For practical manual calculation, especially when the population standard deviation is unknown (the usual scenario), we will focus on the t-distribution.
Step-by-Step Calculation Guide
Step 1: Gather Your Inputs
Identify your sample mean (x̄), sample standard deviation (s), sample size (n), and your desired confidence level. For example, if you sampled 25 customer satisfaction scores, and found an average of 85 with a standard deviation of 10, and you want a 95% confidence interval, then:
- x̄ = 85
- s = 10
- n = 25
- Confidence Level = 95%
Step 2: Determine the Critical Value (t-score)
Since our sample size (n=25) is less than 30 and the population standard deviation is unknown, we use the t-distribution. To find the t-score, you need:
- Degrees of Freedom (df):
df = n - 1. For our example,df = 25 - 1 = 24. - Significance Level (α):
α = 1 - Confidence Level. For 95% confidence,α = 1 - 0.95 = 0.05. - For a two-tailed confidence interval, we look for
α/2in each tail. So,α/2 = 0.025.
Using a t-distribution table (or a calculator), find the t-score corresponding to df = 24 and a two-tailed α = 0.05 (or a single-tail area of 0.025). The t-score for this example is approximately 2.064.
Step 3: Calculate the Standard Error of the Mean (SEM)
The Standard Error of the Mean quantifies how much the sample mean is expected to vary from the population mean. It is calculated as:
SEM = s / √n
Using our example values:
SEM = 10 / √25 = 10 / 5 = 2
Step 4: Calculate the Margin of Error (MOE)
The Margin of Error is the product of the critical value (t-score) and the Standard Error of the Mean. This value represents the 'plus or minus' component of your interval.
MOE = t-score * SEM
Using our example values:
MOE = 2.064 * 2 = 4.128
Step 5: Construct the Confidence Interval
Finally, add and subtract the Margin of Error from your Sample Mean to construct the confidence interval:
Confidence Interval = Sample Mean ± Margin of Error
Confidence Interval = 85 ± 4.128
This gives us two values:
- Lower bound:
85 - 4.128 = 80.872 - Upper bound:
85 + 4.128 = 89.128
So, the 95% confidence interval for the true population mean customer satisfaction score is (80.872, 89.128).
Worked Example
Let's summarize the calculation for our customer satisfaction example:
Given:
- Sample Mean (x̄) = 85
- Sample Standard Deviation (s) = 10
- Sample Size (n) = 25
- Confidence Level = 95%
Calculation Steps:
- Degrees of Freedom (df):
df = n - 1 = 25 - 1 = 24 - Critical Value (t-score): For 95% confidence and
df = 24, the t-score is 2.064. - Standard Error of the Mean (SEM):
SEM = s / √n = 10 / √25 = 10 / 5 = 2 - Margin of Error (MOE):
MOE = t-score * SEM = 2.064 * 2 = 4.128 - Confidence Interval:
x̄ ± MOE = 85 ± 4.128- Lower bound:
85 - 4.128 = 80.872 - Upper bound:
85 + 4.128 = 89.128
- Lower bound:
Result: The 95% confidence interval is (80.872, 89.128).

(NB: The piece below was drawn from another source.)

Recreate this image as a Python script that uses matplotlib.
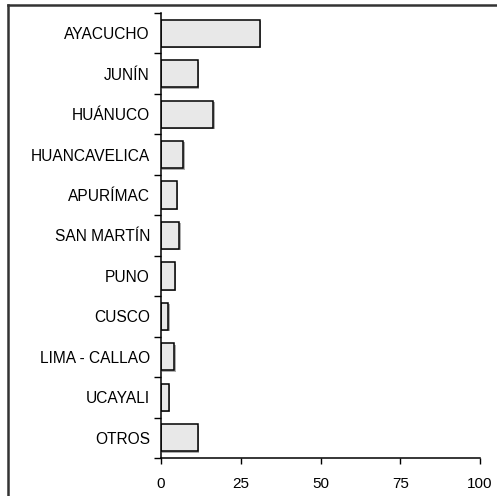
import matplotlib
matplotlib.use("Agg")
import matplotlib.pyplot as plt
import matplotlib.patheffects as pe
from matplotlib.lines import Line2D
import numpy as np

plt.rcParams['font.family'] = ['Liberation Sans', 'DejaVu Sans']

categories = ["AYACUCHO", "JUNÍN", "HUÁNUCO", "HUANCAVELICA", "APURÍMAC",
              "SAN MARTÍN", "PUNO", "CUSCO", "LIMA - CALLAO", "UCAYALI", "OTROS"]
values = [30.9, 11.5, 16.4, 7.0, 5.0, 5.7, 4.3, 2.3, 4.2, 2.4, 11.6]
xticks = [0, 25, 50, 75, 100]

fig = plt.figure(figsize=(4.97, 4.96), dpi=100)
ax = fig.add_axes([161/497, 38/496, 319/497, 445/496])

n = len(categories)
ypos = np.arange(n)
bars = ax.barh(ypos, values, height=0.67, color="#e8e8e8", edgecolor="black",
               linewidth=1.1)
for b in bars:
    b.set_path_effects([pe.SimplePatchShadow(offset=(1.0, -1.0), shadow_rgbFace="#999999", alpha=0.8),
                        pe.Normal()])

ax.set_ylim(n - 0.5, -0.5)
ax.set_xlim(0, 100)
ax.set_xticks(xticks)
ax.set_xticklabels([str(t) for t in xticks], fontsize=11)
ax.set_yticks(ypos)
ax.set_yticklabels(categories, fontsize=11.2)
ax.set_yticks(np.arange(-0.5, n, 1.0), minor=True)
ax.tick_params(axis='y', which='major', length=0, pad=8)
ax.tick_params(axis='y', which='minor', length=5, width=1, direction='out')
ax.tick_params(axis='x', which='major', length=4, width=1, direction='out', pad=10)

for s in ['top', 'right']:
    ax.spines[s].set_visible(False)
for s in ['left', 'bottom']:
    ax.spines[s].set_linewidth(1.1)

# outer frame (left and top only visible)
fig.add_artist(Line2D([8/497, 8/497], [0, 1 - 5/496], transform=fig.transFigure,
                      color="#333333", linewidth=1.8))
fig.add_artist(Line2D([8/497, 1], [1 - 5/496, 1 - 5/496], transform=fig.transFigure,
                      color="#333333", linewidth=1.8))

fig.savefig("out.png", dpi=100)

Interpreting Your Confidence Interval
For our example, the interpretation is: "We are 95% confident that the true average customer satisfaction score for the entire population lies between 80.872 and 89.128." It is important to understand that this does not mean there is a 95% probability that the true mean falls within this specific interval. Instead, it means that if we were to take many samples and construct a confidence interval for each, approximately 95% of those intervals would contain the true population mean.
Common Pitfalls to Avoid
- Confusing Sample vs. Population Standard Deviation: Always use the sample standard deviation (s) for t-intervals when the population standard deviation (σ) is unknown. If σ is known, use a Z-interval.
- Incorrect Critical Value: Ensure you select the correct t-score based on your degrees of freedom and desired confidence level, or the correct Z-score for Z-intervals. Using a one-tailed critical value for a two-tailed interval is a common error.
- Misinterpreting the Interval: A confidence interval does not state the probability that the population mean is in the interval. It quantifies the reliability of the estimation process itself.
- Small Sample Size Assumptions: The t-distribution assumes the population is normally distributed. For very small samples (e.g., n < 15), if the population is highly non-normal, the t-interval may not be robust.
When to Use a Calculator
While performing manual calculations helps solidify your understanding, for practical applications, especially with larger datasets or when needing to quickly iterate with different confidence levels, a confidence interval calculator is invaluable. It saves time, reduces the chance of arithmetic errors, and can handle complex distributions or very large datasets more efficiently. For routine analysis in a business setting, leveraging statistical software or online calculators is the standard practice.
By following these steps, you can confidently calculate and interpret confidence intervals, empowering you to make more precise and reliable inferences from your data.